The service is reportedly going to be called “Unplugged,” and YouTube aims to keep the costs for a cable TV-like bundle below $35. However, YouTube apparently hasn’t sealed any deals yet, and also hasn’t settled on a final model for its subscription service.
Some options include a more comprehensive bundle which would include the four big broadcasters as well as a handful of more popular cable channels. This would essentially mirror what Sony is offering subscribers of its Playstation Vue service.
Another option would include smaller bundles of cable channels around themes like comedy or lifestyle, something that’s closer to what Dish is selling consumers through its Sling TV service.
Google has been looking at different options to launch an online subscription service for years.
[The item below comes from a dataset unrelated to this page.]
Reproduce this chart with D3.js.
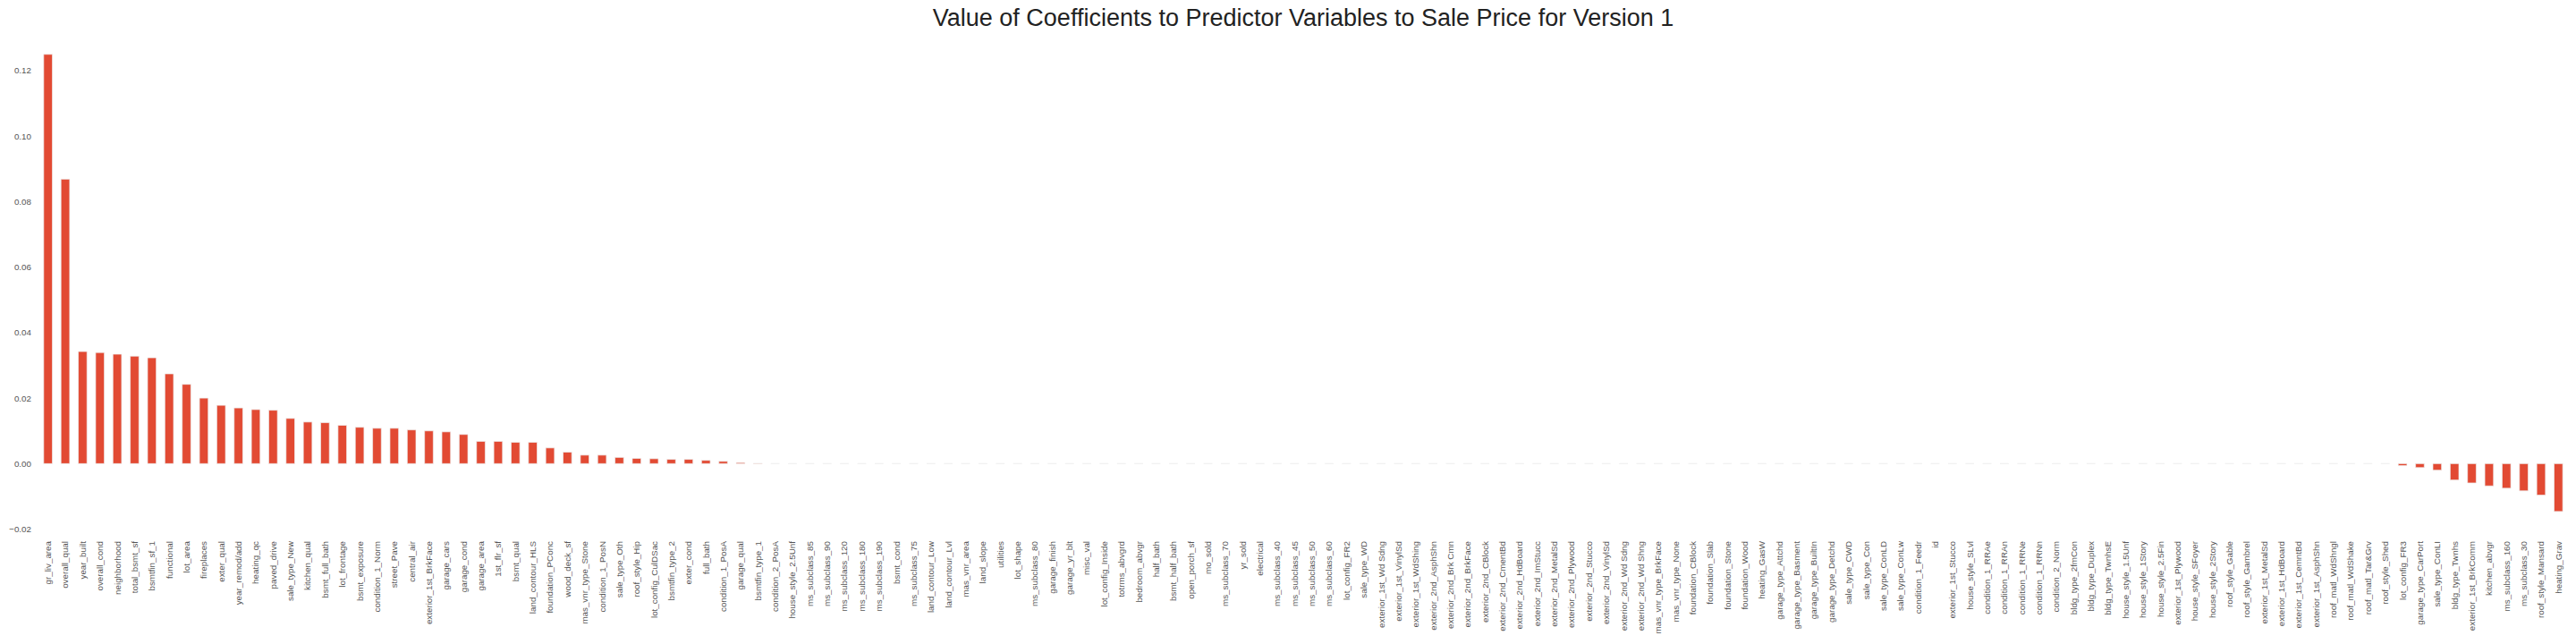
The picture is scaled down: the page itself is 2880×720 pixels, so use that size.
<!DOCTYPE html>
<html>
<head>
<meta charset="utf-8">
<script src="https://cdn.jsdelivr.net/npm/d3@7"></script>
<style>
  html, body { margin: 0; padding: 0; background: #ffffff; }
  svg { display: block; }
  text { font-family: "Liberation Sans", Arial, Helvetica, sans-serif; }
</style>
</head>
<body>
<svg id="chart" width="2880" height="720"></svg>
<script>
const titleText = "Value of Coefficients to Predictor Variables to Sale Price for Version 1";

const features = [
  "gr_liv_area","overall_qual","year_built","overall_cond","neighborhood","total_bsmt_sf","bsmtfin_sf_1","functional","lot_area","fireplaces",
  "exter_qual","year_remod/add","heating_qc","paved_drive","sale_type_New","kitchen_qual","bsmt_full_bath","lot_frontage","bsmt_exposure","condition_1_Norm",
  "street_Pave","central_air","exterior_1st_BrkFace","garage_cars","garage_cond","garage_area","1st_flr_sf","bsmt_qual","land_contour_HLS","foundation_PConc",
  "wood_deck_sf","mas_vnr_type_Stone","condition_1_PosN","sale_type_Oth","roof_style_Hip","lot_config_CulDSac","bsmtfin_type_2","exter_cond","full_bath","condition_1_PosA",
  "garage_qual","bsmtfin_type_1","condition_2_PosA","house_style_2.5Unf","ms_subclass_85","ms_subclass_90","ms_subclass_120","ms_subclass_180","ms_subclass_190","bsmt_cond",
  "ms_subclass_75","land_contour_Low","land_contour_Lvl","mas_vnr_area","land_slope","utilities","lot_shape","ms_subclass_80","garage_finish","garage_yr_blt",
  "misc_val","lot_config_Inside","totrms_abvgrd","bedroom_abvgr","half_bath","bsmt_half_bath","open_porch_sf","mo_sold","ms_subclass_70","yr_sold",
  "electrical","ms_subclass_40","ms_subclass_45","ms_subclass_50","ms_subclass_60","lot_config_FR2","sale_type_WD","exterior_1st_Wd Sdng","exterior_1st_VinylSd","exterior_1st_WdShing",
  "exterior_2nd_AsphShn","exterior_2nd_Brk Cmn","exterior_2nd_BrkFace","exterior_2nd_CBlock","exterior_2nd_CmentBd","exterior_2nd_HdBoard","exterior_2nd_ImStucc","exterior_2nd_MetalSd","exterior_2nd_Plywood","exterior_2nd_Stucco",
  "exterior_2nd_VinylSd","exterior_2nd_Wd Sdng","exterior_2nd_Wd Shng","mas_vnr_type_BrkFace","mas_vnr_type_None","foundation_CBlock","foundation_Slab","foundation_Stone","foundation_Wood","heating_GasW",
  "garage_type_Attchd","garage_type_Basment","garage_type_BuiltIn","garage_type_Detchd","sale_type_CWD","sale_type_Con","sale_type_ConLD","sale_type_ConLw","condition_1_Feedr","id",
  "exterior_1st_Stucco","house_style_SLvl","condition_1_RRAe","condition_1_RRAn","condition_1_RRNe","condition_1_RRNn","condition_2_Norm","bldg_type_2fmCon","bldg_type_Duplex","bldg_type_TwnhsE",
  "house_style_1.5Unf","house_style_1Story","house_style_2.5Fin","exterior_1st_Plywood","house_style_SFoyer","house_style_2Story","roof_style_Gable","roof_style_Gambrel","exterior_1st_MetalSd","exterior_1st_HdBoard",
  "exterior_1st_CemntBd","exterior_1st_AsphShn","roof_matl_WdShngl","roof_matl_WdShake","roof_matl_Tar&Grv","roof_style_Shed","lot_config_FR3","garage_type_CarPort","sale_type_ConLI","bldg_type_Twnhs",
  "exterior_1st_BrkComm","kitchen_abvgr","ms_subclass_160","ms_subclass_30","roof_style_Mansard","heating_Grav"
];

const coefficients = [
  0.1249, 0.0868, 0.0342, 0.0339, 0.0334, 0.0328, 0.0323, 0.0274, 0.0242, 0.0200,
  0.0178, 0.0170, 0.0165, 0.0163, 0.0138, 0.0127, 0.0125, 0.0117, 0.0111, 0.0108,
  0.0108, 0.0103, 0.0100, 0.0097, 0.0089, 0.0068, 0.0068, 0.0065, 0.0065, 0.0048,
  0.0035, 0.0026, 0.0026, 0.0019, 0.0016, 0.0015, 0.0013, 0.0013, 0.0010, 0.0007,
  0.0003, 0.0001, 0, 0, 0, 0, 0, 0, 0, 0,
  0, 0, 0, 0, 0, 0, 0, 0, 0, 0,
  0, 0, 0, 0, 0, 0, 0, 0, 0, 0,
  0, 0, 0, 0, 0, 0, 0, 0, 0, 0,
  0, 0, 0, 0, 0, 0, 0, 0, 0, 0,
  0, 0, 0, 0, 0, 0, 0, 0, 0, 0,
  0, 0, 0, 0, 0, 0, 0, 0, 0, 0,
  0, 0, 0, 0, 0, 0, 0, 0, 0, 0,
  0, 0, 0, 0, 0, 0, 0, 0, 0, 0,
  0, 0, 0, 0, 0, 0, -0.0006, -0.0012, -0.0020, -0.0050,
  -0.0059, -0.0068, -0.0075, -0.0083, -0.0096, -0.0146
];

const yTicks = [-0.02, 0.00, 0.02, 0.04, 0.06, 0.08, 0.10, 0.12];

(function () {
  const data = features.map((f, i) => ({ name: f, value: coefficients[i] }));

  const W = 2880, H = 720;
  const mLeft = 44, mRight = 2870, mTop = 35.2, mBottom = 597.4;

  const svg = d3.select("#chart");
  svg.append("rect").attr("width", W).attr("height", H).attr("fill", "#ffffff");

  const x = d3.scaleBand()
    .domain(features)
    .range([mLeft, mRight])
    .paddingInner(0.5)
    .paddingOuter(0.25);

  const yMin = d3.min(coefficients), yMax = d3.max(coefficients);
  const pad = (yMax - yMin) * 0.05;
  const y = d3.scaleLinear()
    .domain([yMin - pad, yMax + pad])
    .range([mBottom, mTop]);

  // bars (paths so zero-height bars still show their edge)
  svg.append("g")
    .selectAll("path")
    .data(data)
    .join("path")
    .attr("d", d => {
      const x0 = x(d.name), w = x.bandwidth();
      const y0 = y(0), y1 = y(d.value);
      return `M${x0},${y0}H${x0 + w}V${y1}H${x0}Z`;
    })
    .attr("fill", "#E24A33")
    .attr("stroke", "#EEEEEE")
    .attr("stroke-width", 0.7);

  // y axis
  const yAxis = d3.axisLeft(y)
    .tickValues(yTicks)
    .tickFormat(d3.format(".2f"))
    .tickSize(0)
    .tickPadding(9);

  const gy = svg.append("g")
    .attr("transform", `translate(${mLeft},0)`)
    .call(yAxis);
  gy.select(".domain").remove();
  gy.selectAll("text")
    .attr("fill", "#555555")
    .style("font-size", "9.8px")
    .style("font-family", "'Liberation Sans', Arial, sans-serif");

  // x axis
  const xAxis = d3.axisBottom(x).tickSize(0).tickPadding(0);
  const gx = svg.append("g")
    .attr("transform", `translate(0,${mBottom})`)
    .call(xAxis);
  gx.select(".domain").remove();
  gx.selectAll("text")
    .attr("transform", "rotate(-90)")
    .attr("x", -7.6)
    .attr("y", 0)
    .attr("dy", "0.35em")
    .attr("text-anchor", "end")
    .attr("fill", "#555555")
    .style("font-size", "9.8px")
    .style("font-family", "'Liberation Sans', Arial, sans-serif");

  // title
  svg.append("text")
    .attr("x", (mLeft + mRight) / 2)
    .attr("y", 29)
    .attr("text-anchor", "middle")
    .attr("fill", "#222222")
    .style("font-size", "27px")
    .text(titleText);
})();
</script>
</body>
</html>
However, there seems to be renewed interest the project thanks to shifts in the TV marketplace. Networks long resisted the idea of smaller bundles, but have recently warmed up to the concept to protect their value against pure online players like Netflix.
In addition to Playstation Vue and Sling TV, there are a number of other companies aiming to launch online subscription services that would carry some traditional networks. Hulu confirmed Wednesday that it wants to launch its own pay TV service next year, and a number of smaller players is looking to launch their own services in the coming months. Apple, Amazon and others have repeatedly looked into options to add live TV to their own products and platforms as well.
For Google, adding live TV would be another way to add subscription revenue at a time when competitors like Facebook and Snapchat are rapidly growing their own video platforms with the goal of stealing away ad dollars from YouTube.
The video site launched its own subscription service YouTube Red focused on ad-free viewing and exclusive content from homegrown talent last year. The company hasn’t released any metrics on Red yet, but Google CEO Sundar Pichai claimed during last week’s earnings call that Red was “very well received.”